Kotlin's inline classes (and Scala's AnyVal classes) are syntax sugar for static methods. The object itself is erased completely whenever possible (just like primitive values).
case class Foo(x: Int) extends AnyVal {
def square: Int = x * x
}
val bar: Foo = Foo(5)
println(bar.square) // => 25
Compiles down to (the moral equivalent of)
object Foo {
def square(x: Int): Int = x * x
}
val bar: Int = 5
println(Foo.square(bar)) // => 25
If the inner value (x, in this case) can be stack-allocated or stored in registers then `Foo(x): Foo` will as well. `Foo(x): Bar` (where Bar is a supertype of Foo) will be autoboxed, but that also applies to primitive types (`5: Any` becomes a java.lang.Integer in memory).
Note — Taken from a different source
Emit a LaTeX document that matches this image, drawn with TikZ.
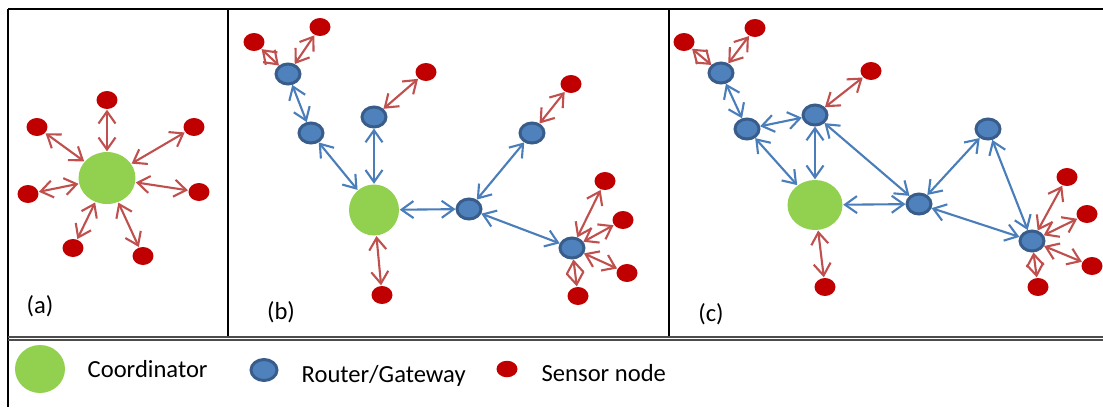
\documentclass[tikz,border=0pt]{standalone}
\usepackage{fontspec}
\setmainfont{Carlito}
\usetikzlibrary{arrows.meta,shapes.geometric}
\definecolor{coordgreen}{HTML}{92D050}
\definecolor{routerblue}{HTML}{4F81BD}
\definecolor{routerline}{HTML}{385D8A}
\definecolor{sensorred}{HTML}{C00000}
\definecolor{linkblue}{HTML}{4A7EBB}
\definecolor{linkred}{HTML}{C0504D}

\begin{document}
\begin{tikzpicture}[x=0.02cm, y=-0.02cm, thick, >={Straight Barb[length=2.4mm,width=3.4mm]}]
% Definition of nodes:
\tikzset{%
  coord/.style     = {ellipse, fill=coordgreen, minimum width=1.1cm, minimum height=1.02cm, inner sep=0pt}, % Coordinator
  router/.style    = {ellipse, draw=routerline, fill=routerblue, line width=1.7pt, minimum width=0.48cm, minimum height=0.4cm, inner sep=0pt}, % Router/Gateway
  sensor/.style    = {ellipse, fill=sensorred, minimum width=0.42cm, minimum height=0.36cm, inner sep=0pt}, % Sensor node
  blink/.style     = {<->, draw=linkblue, line width=1.2pt},
  rlink/.style     = {<->, draw=linkred, line width=1.2pt},
  frameline/.style = {draw, line width=1.1pt},
  sepline/.style   = {draw=black!70, line width=0.6pt},
  lbl/.style       = {font=\fontsize{14}{16}\selectfont, inner sep=0pt}
}
\useasboundingbox (0,0) rectangle (1103,407);

% frame
\draw[frameline] (8,9) -- (1103,9);
\draw[frameline] (8,9) -- (8,407);
\draw[frameline] (228,9) -- (228,336);
\draw[frameline] (669,9) -- (669,336);
\draw[sepline] (8,337) -- (1103,337);
\draw[sepline] (8,340) -- (1103,340);

% (a) star
\draw
	node [coord, minimum width=1.14cm, minimum height=1.04cm] (ca) at (107,178) {}
	node [sensor] (a1) at (107,100) {}
	node [sensor] (a2) at (37,127) {}
	node [sensor] (a3) at (194,127) {}
	node [sensor] (a4) at (28,194) {}
	node [sensor] (a5) at (199,192) {}
	node [sensor] (a6) at (73,248) {}
	node [sensor] (a7) at (143,256) {}
	node [lbl] (la) at (40,306) {(a)};

	\draw[rlink] (a1) -- (ca);
	\draw[rlink] (a2) -- (ca);
	\draw[rlink] (a3) -- (ca);
	\draw[rlink] (a4) -- (ca);
	\draw[rlink] (a5) -- (ca);
	\draw[rlink] (a6) -- (ca);
	\draw[rlink] (a7) -- (ca);

% (b) tree
\draw
	node [coord, minimum width=1.0cm, minimum height=1.02cm] (cb) at (374,210) {}
	node [router] (rb1) at (288,74) {}
	node [router] (rb2) at (311,133) {}
	node [router] (rb3) at (374,117) {}
	node [router] (rb4) at (469,209) {}
	node [router] (rb5) at (532,133) {}
	node [router] (rb6) at (572,248) {}
	node [sensor] (sb1) at (254,42) {}
	node [sensor] (sb2) at (320,27) {}
	node [sensor] (sb3) at (426,72) {}
	node [sensor] (sb4) at (382,295) {}
	node [sensor] (sb5) at (571,84) {}
	node [sensor] (sb6) at (605,181) {}
	node [sensor] (sb7) at (623,220) {}
	node [sensor] (sb8) at (627,273) {}
	node [sensor] (sb9) at (578,296) {}
	node [lbl] (lb) at (281,312) {(b)};

	\draw[blink] (rb1) -- (rb2);
	\draw[blink] (rb2) -- (cb);
	\draw[blink] (rb3) -- (cb);
	\draw[blink] (cb) -- (rb4);
	\draw[blink] (rb4) -- (rb5);
	\draw[blink] (rb4) -- (rb6);
	\draw[rlink] (rb1) -- (sb1);
	\draw[rlink] (rb1) -- (sb2);
	\draw[rlink] (rb3) -- (sb3);
	\draw[rlink] (cb) -- (sb4);
	\draw[rlink] (rb5) -- (sb5);
	\draw[rlink] (rb6) -- (sb6);
	\draw[rlink] (rb6) -- (sb7);
	\draw[rlink] (rb6) -- (sb8);
	\draw[rlink] (rb6) -- (sb9);

% (c) mesh
\draw
	node [coord, minimum width=1.1cm, minimum height=1.0cm] (cc) at (815,205) {}
	node [router] (rc1) at (721,73) {}
	node [router] (rc2) at (747,129) {}
	node [router] (rc3) at (815,115) {}
	node [router] (rc4) at (919,204) {}
	node [router] (rc5) at (988,129) {}
	node [router] (rc6) at (1032,241) {}
	node [sensor] (sc1) at (684,42) {}
	node [sensor] (sc2) at (755,28) {}
	node [sensor] (sc3) at (871,71) {}
	node [sensor] (sc4) at (825,287) {}
	node [sensor] (sc5) at (1067,177) {}
	node [sensor] (sc6) at (1087,214) {}
	node [sensor] (sc7) at (1092,266) {}
	node [sensor] (sc8) at (1038,287) {}
	node [lbl] (lc) at (711,314) {(c)};

	\draw[blink] (rc1) -- (rc2);
	\draw[blink] (rc2) -- (rc3);
	\draw[blink] (rc2) -- (cc);
	\draw[blink] (rc3) -- (cc);
	\draw[blink] (rc3) -- (rc4);
	\draw[blink] (cc) -- (rc4);
	\draw[blink] (rc4) -- (rc5);
	\draw[blink] (rc4) -- (rc6);
	\draw[blink] (rc5) -- (rc6);
	\draw[rlink] (rc1) -- (sc1);
	\draw[rlink] (rc1) -- (sc2);
	\draw[rlink] (rc3) -- (sc3);
	\draw[rlink] (cc) -- (sc4);
	\draw[rlink] (rc6) -- (sc5);
	\draw[rlink] (rc6) -- (sc6);
	\draw[rlink] (rc6) -- (sc7);
	\draw[rlink] (rc6) -- (sc8);

% legend
\draw
	node [coord, minimum width=1.0cm, minimum height=0.96cm] (kc) at (40,369) {}
	node [lbl, anchor=base west] (tc) at (87,377) {Coordinator}
	node [router, minimum width=0.52cm, minimum height=0.42cm] (kr) at (264,370) {}
	node [lbl, anchor=base west] (tr) at (301,382) {Router/Gateway}
	node [sensor, minimum width=0.42cm, minimum height=0.33cm] (ks) at (507,369) {}
	node [lbl, anchor=base west] (ts) at (541,381) {Sensor node};
	%
\end{tikzpicture}
\end{document}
Which is guaranteed to be always stack-allocated or stored in registers, again you cannot retrofit semantics, specially when passing those classes to binary libraries.
You're correct that the Scala version isn't ABI-compatible. But Scala doesn't care about ABI between minor releases anyway, so that probably wouldn't stop them from changing it to align with Java.
There is also precedence for this, Scala 2.12 changed the encoding of lambdas from anonymous classes to Java 8's invokedynamic.